Navigating all these factors can be overwhelming for a leader. Without an implementation team to support the organizational context and culture, the factors listed above can quickly become barriers rather than boosters to implementation.


Team Membership

To be most effective, implementation teams should consist of 3-5 people dedicated to the organization's vision and mission and to the full and effective use of the innovation (the new practice, strategy, process, program, intervention, etc.). Team membership must include implementers. If you want to understand and successfully navigate context you must involve the people responsible for the implementation. Once the team is formed, they are accountable for developing the implementation plan and supports, creating organizational readiness, navigating and resolving system and implementation issues, using a cycle of improvement to monitor and adjust implementation fidelity and supports, engaging organizational implementers to share and make meaning of the innovation, and fostering enabling contexts such as collective efficacy. Implementation teams live in both possibility and accountability.
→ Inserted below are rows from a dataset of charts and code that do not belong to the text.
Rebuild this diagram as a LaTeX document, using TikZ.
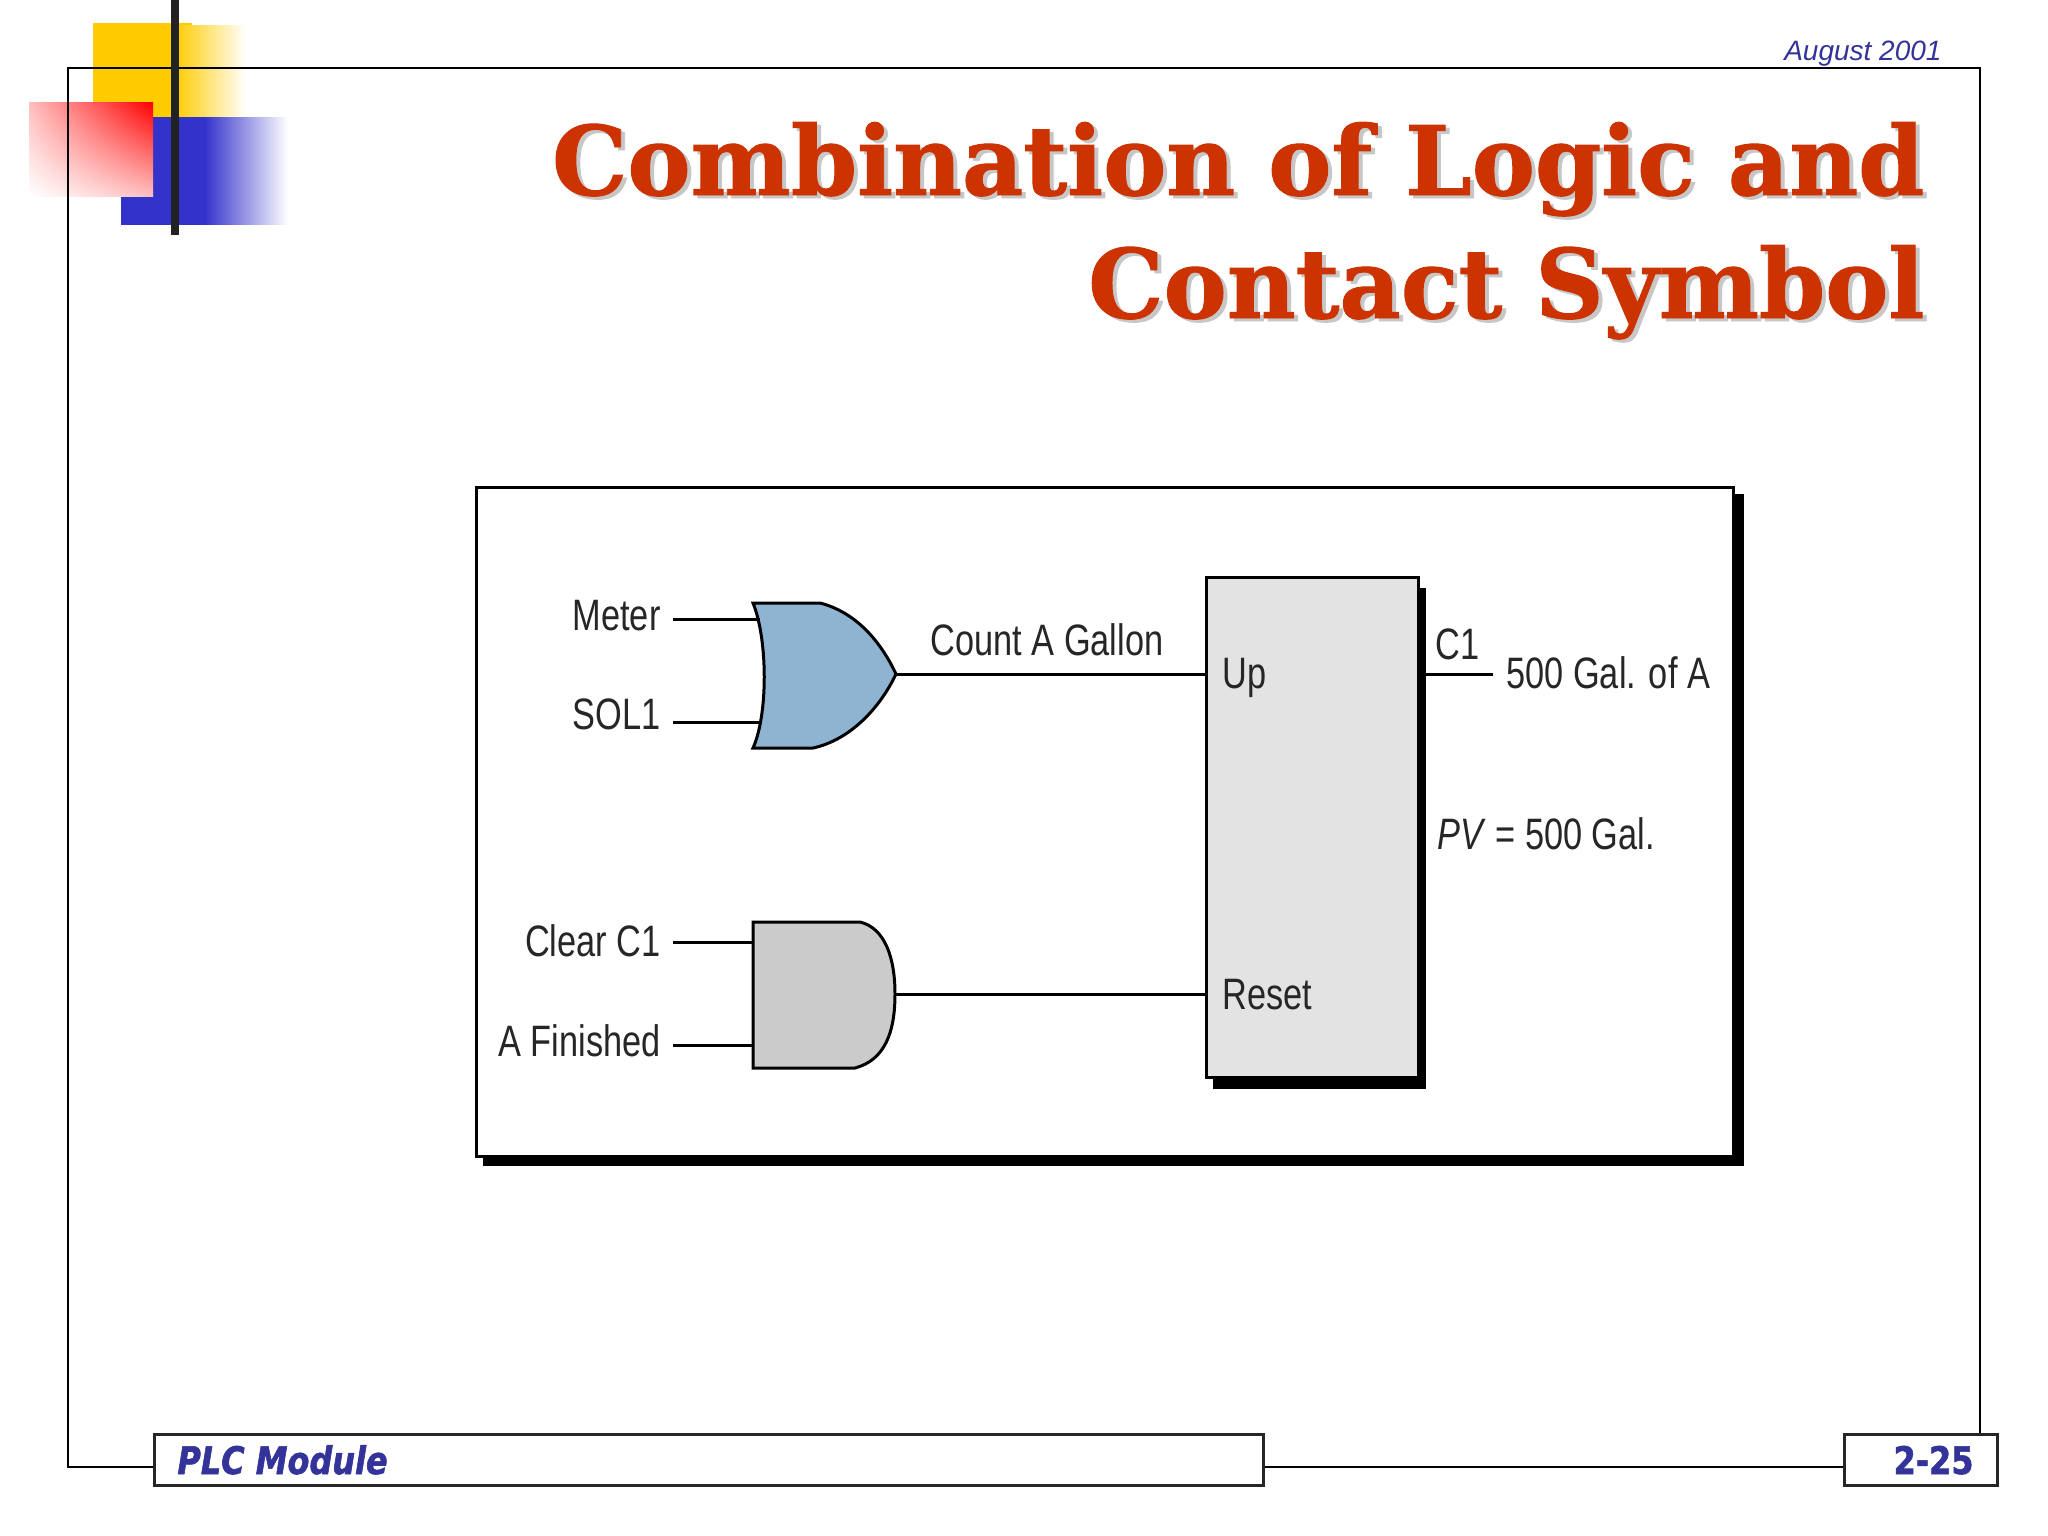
\documentclass[tikz,border=0pt]{standalone}
\usepackage{fontspec}
\usetikzlibrary{positioning,calc,shadings}
\setmainfont{Liberation Sans}
\newfontfamily\labelfont[FakeStretch=0.78]{Liberation Sans}
\newfontfamily\titlefont[FakeStretch=0.987,FakeBold=1]{DejaVu Serif Bold}
\newfontfamily\footfont[FakeStretch=0.84,FakeBold=1.5]{DejaVu Sans}
\definecolor{navy}{HTML}{333399}
\definecolor{titlered}{HTML}{CC3300}
\definecolor{orblue}{HTML}{8FB4D2}
\definecolor{andgray}{HTML}{CBCBCB}
\definecolor{boxgray}{HTML}{E3E3E3}
\definecolor{barblack}{HTML}{222222}
\definecolor{sqyellow}{HTML}{FFCC00}
\definecolor{sqblue}{HTML}{3333CC}

\begin{document}
\begin{tikzpicture}[x=1pt,y=-1pt,line width=3pt,
    lbl/.style={inner sep=0pt,anchor=base west,text=black!85,font=\labelfont\fontsize{44}{50}\selectfont},
    inlbl/.style={lbl,anchor=base east,inner ysep=0pt,inner xsep=11pt},
    gate/.style={draw=black,line width=3pt,line join=miter},
    titletxt/.style={inner sep=0pt,anchor=base east,align=right,font=\titlefont\fontsize{96}{123}\selectfont},
    footbox/.style={draw=black!85,fill=white,line width=2.5pt,inner sep=0pt,anchor=north west}]
  \useasboundingbox (0,0) rectangle (2048,1536);
  \fill[white] (0,0) rectangle (2048,1536);
  % corner squares
  \fill[sqyellow] (93,23) rectangle (192,26);
  \fill[sqyellow] (93,26) rectangle (175,118);
  \shade[left color=sqyellow,right color=white] (175,26) rectangle (246,118);
  \shade[left color=sqblue,right color=white,middle color=sqblue] (121,118) rectangle (288,224);
  \shade[upper right=red,upper left=red!25,lower right=red!25,lower left=white] (29,103) rectangle (153,196);
  % slide frame
  \draw[line width=2.5pt] (68,68) rectangle (1980,1467);
  \fill[barblack] (171,0) rectangle (179,235);
  \node[inner sep=0pt,anchor=base east,text=navy,font=\itshape\fontsize{28}{32}\selectfont] (date) at (1943,61) {August 2001};
  \node[titletxt,text=black!22] (titleshade) at (1930,321) {Combination of Logic and\\Contact Symbol};
  \node[titletxt,text=titlered] (title) at (1926,318) {Combination of Logic and\\Contact Symbol};

  % panel
  \fill[black] (483,494) rectangle (1744,1166);
  \node[draw=black,fill=white,inner sep=0pt,anchor=north west,minimum width=1257pt,minimum height=669pt] (panel) at (475,486) {};

  % or gate
  \coordinate (orA) at (760,619);
  \coordinate (orB) at (762,722);
  \coordinate (orOut) at (896,674);
  \draw[gate,fill=orblue] (753,603) -- (820,603) .. controls (855,612) and (880,640) .. (orOut)
    .. controls (880,708) and (850,740) .. (813,748) -- (753,748)
    .. controls (768,715) and (768,640) .. (753,603) -- cycle;
  % and gate
  \coordinate (andA) at (752,942);
  \coordinate (andB) at (752,1045);
  \coordinate (andOut) at (895,994);
  \draw[gate,fill=andgray] (753,922) -- (860,922) .. controls (885,928) and (895,958) .. (andOut)
    .. controls (895,1032) and (885,1060) .. (855,1068) -- (753,1068) -- cycle;

  % counter block
  \fill[black] (1213,588) rectangle (1426,1089);
  \node[draw=black,fill=boxgray,inner sep=0pt,anchor=north west,minimum width=212pt,minimum height=500pt] (counter) at (1205,576) {};
  \coordinate (cOut) at (1493,674);

  \node[inlbl] (meter) at (673,630) {Meter};
  \node[inlbl] (sol) at (673,729) {SOL1};
  \node[inlbl] (clear) at (673,956) {Clear C1};
  \node[inlbl] (finished) at (673,1056) {A Finished};
  \node[lbl] (count) at (929,655) {Count A Gallon};
  \node[lbl] (up) at (1221,688) {Up};
  \node[lbl] (reset) at (1221,1009) {Reset};
  \node[lbl] (cone) at (1434,659) {C1};
  \node[lbl] (gal) at (1505,688) {500 Gal. of A};
  \node[lbl] (pv) at (1436,849) {\textit{PV} = 500 Gal.};

  \draw (orA -| meter.east) -- (orA);
  \draw (orB -| sol.east) -- (orB);
  \draw (andA -| clear.east) -- (andA);
  \draw (andB -| finished.east) -- (andB);
  \draw (orOut) -- (orOut -| counter.west);
  \draw (andOut) -- (andOut -| counter.west);
  \draw (cOut -| counter.east) -- (cOut);

  % footer
  \node[footbox,minimum width=1109pt,minimum height=51pt] (module) at (153,1433) {};
  \node[footbox,minimum width=153pt,minimum height=51pt] (page) at (1843,1433) {};
  \node[inner sep=0pt,anchor=base west,text=navy,font=\footfont\bfseries\itshape\fontsize{38}{40}\selectfont] (modtext) at (176,1474) {PLC Module};
  \node[inner sep=0pt,anchor=base east,text=navy,font=\footfont\bfseries\fontsize{38}{40}\selectfont] (pagetext) at (1975,1474) {2-25};
\end{tikzpicture}
\end{document}
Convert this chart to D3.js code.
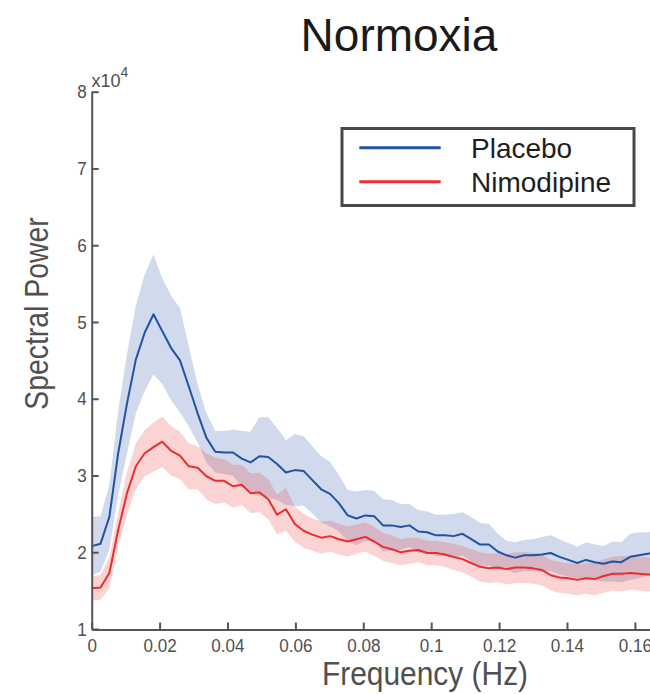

IMPACT for Implementation Teams Framework

The IMPACT for Implementation Teams Framework is an implementation design tool used to guide an implementation team's capacity building to facilitate the implementation and monitoring of evidence-based improvement initiatives and interventions. When organizational leaders and their implementation teams collaboratively build a culture around the IMPACT Framework components, students and adults learn. Framework components include:


IDENTIFY

Organizational leaders identify the type, scale, and scope of change needed to obtain intended outcomes. They identify an evidence-based innovation and the associated change behaviors, practices, and policies. Leaders identify Implementation FOR IMPACT team members and assessment measures to support implementation and scaling.


MEANINGFUL LEADERSHIP

Implementation FOR IMPACT Team members plan and develop organizational leadership expertise and systems designed to facilitate change during all phases of implementation, ensuring all stakeholders routinely engage in ongoing learning and improvement processes.

PROFESSIONAL LEARNING STRUCTURES

Implementation FOR IMPACT Team members design and plan professional learning structures that ensure implementers engage in iterative processes focused on building capacity and scaling the innovation implementation.

ASSESS

Implementation FOR IMPACT Team members design monitoring plans that measure innovation implementation. They develop structures and processes that allow teams to use an improvement cycle to guide real-time planning and decision making.

​CULTURE OF COLLABORATION

Implementation FOR IMPACT Team members set the conditions that foster and support the development of collective efficacy throughout the organization.

TEAMS

Implementation FOR IMPACT Team members build, lead, and facilitate vertical and horizontal implementation teams that monitor and support the innovation and implementation efforts.



Questions to Get You Started with Implementation Teams?


  • Who might you include on your implementation team?

  • How might you repurpose existing teams to focus on implementation efforts?

  • What change challenges might your implementation team need to address?

  • How might you build a shared understanding of the problem and the next steps?

  • How might evidence play a role in informing implementation efforts?



References

Reeves, D. (2019). Finding your leadership focus . New York, NY: Teachers College Press.

Reeves, D. (2008). Reframing teacher leadership to improve your school. Alexandria, VA: Association for Supervision and Curriculum Development.